Key Takeaways
- Starting price of AED 4.0M for 4BR townhouses.
- Low-density planning with 50% dedicated green zones.
- Sobha’s backward integration ensures superior build quality.
- Targeted at long-term capital preservation and UAE Golden Visa eligibility.
1. The Macro Thesis: The Wellness Arbitrage
Dubai is shifting. The market is moving away from generic high-rise density. Global capital now prioritizes health-centric assets. Sobha Sanctuary capitalizes on this infrastructure shift. It is located in Dubailand, a zone undergoing massive institutional development. We see a supply-demand gap for high-quality villas. Most developers compromise on plot size. Sobha does not. They have allocated 50% of the area to open green zones. This is not for aesthetics. It is a calculated move to drive long-term tenant retention. High retention reduces vacancy costs. It protects your yield. Our analysis suggests that wellness-integrated communities command a 12% premium over standard residential blocks. This is a strategic play on the 'flight to quality' among Western expats.
2. Core Metrics and Pricing Tiers
The entry point is AED 4.0M for a 4-bedroom townhouse. This is the baseline. 4-bedroom corner units start at AED 5.5M. For investors seeking larger footprints, 5-bedroom twin villas are priced at AED 7.28M. Standalone 4-bedroom villas start at AED 9.3M. The saleable areas are significant. A 6-bedroom estate villa offers nearly 7,200 sq.ft. Ceiling heights reach 3.0 meters in living zones. Estate villas feature marble flooring. Garden villas use large-format tiles. All kitchens include Bosch or Siemens appliances. These are institutional-grade specs. You are buying hardware that lasts. The maintenance costs will be lower than the Dubai average.
3. The Bull Case: Why We Like It
Sobha is one of the few developers with a backward-integrated model. They control the supply chain. This minimizes delivery risk.
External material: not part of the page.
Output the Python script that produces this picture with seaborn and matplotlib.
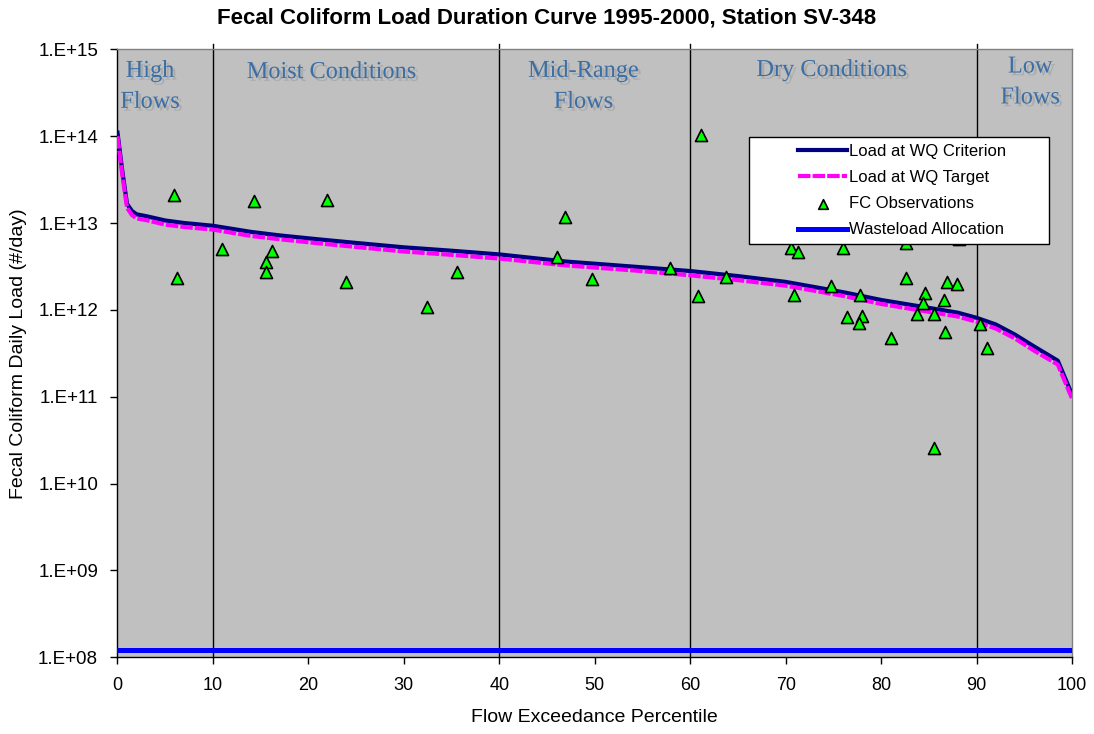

The scarcity factor here is high. 37 million sq.ft of green space is rare in Dubailand. 50,000 trees create a microclimate. This reduces energy costs for cooling. We like the 'Wellness Loop' concept. It connects the entire community. It creates a walkable environment. In Dubai, walkability is a premium asset. It attracts the 'sticky' tenant profile—families with children and high-earning professionals. This asset class preserves capital. It acts as a hedge against currency volatility. The AED is pegged to the USD. This provides a stable dollar-denominated return for CIS and UK investors.
4. The Bear Case: Who Should Pass
Be clear on your timeline. If you need immediate rental income, pass on this. This is an off-plan project. Your capital is locked during construction. If you are a high-velocity flipper, look elsewhere. This project is designed for a 5-to-7-year hold. The secondary market liquidity will peak only after the community mall and schools are operational. If you prefer high-density urban areas like Business Bay, this will feel too quiet. The price per sq.ft is higher than older clusters in Dubailand. You are paying for the Sobha quality seal and the forest-inspired planning. If you do not value premium finishes, your ROI might be higher in lower-tier developments. We only recommend this for those prioritizing asset longevity over cheap entry points.
5. The North Capital Verdict
Sobha Sanctuary is a 'Buy' for wealth preservation. It is a defensive asset in a growing city. We see limited downside due to the high quality of construction. The wellness theme is not a trend; it is the new standard for luxury. We advise focusing on the 4BR Standalone or 5BR Twin Villa units for maximum capital appreciation. These unit types are in the shortest supply. To run the exact ROI projections for your specific budget, or to review the floorplans before the public launch, request a strategy session below.
Frequently Asked Questions
What is the projected net yield for Sobha Sanctuary in 2027?
We project net yields between 6.2% and 6.8%. This assumes a premium for the low-density forest concept which attracts high-income European expats seeking long-term stays.
How does Sobha Sanctuary price per sq.ft compare to Tilal Al Ghaf?
Our data shows Sobha Sanctuary enters at a competitive baseline. While Tilal Al Ghaf has established secondary market liquidity, Sobha offers higher interior specification standards, including marble flooring and integrated Siemens appliances in Estate units.
Is Sobha Sanctuary eligible for the UAE Golden Visa?
Yes. With a starting price of AED 4.0M, all units exceed the AED 2.0M threshold required for the 10-year Golden Visa, subject to the standard 10% down payment and DLD fees.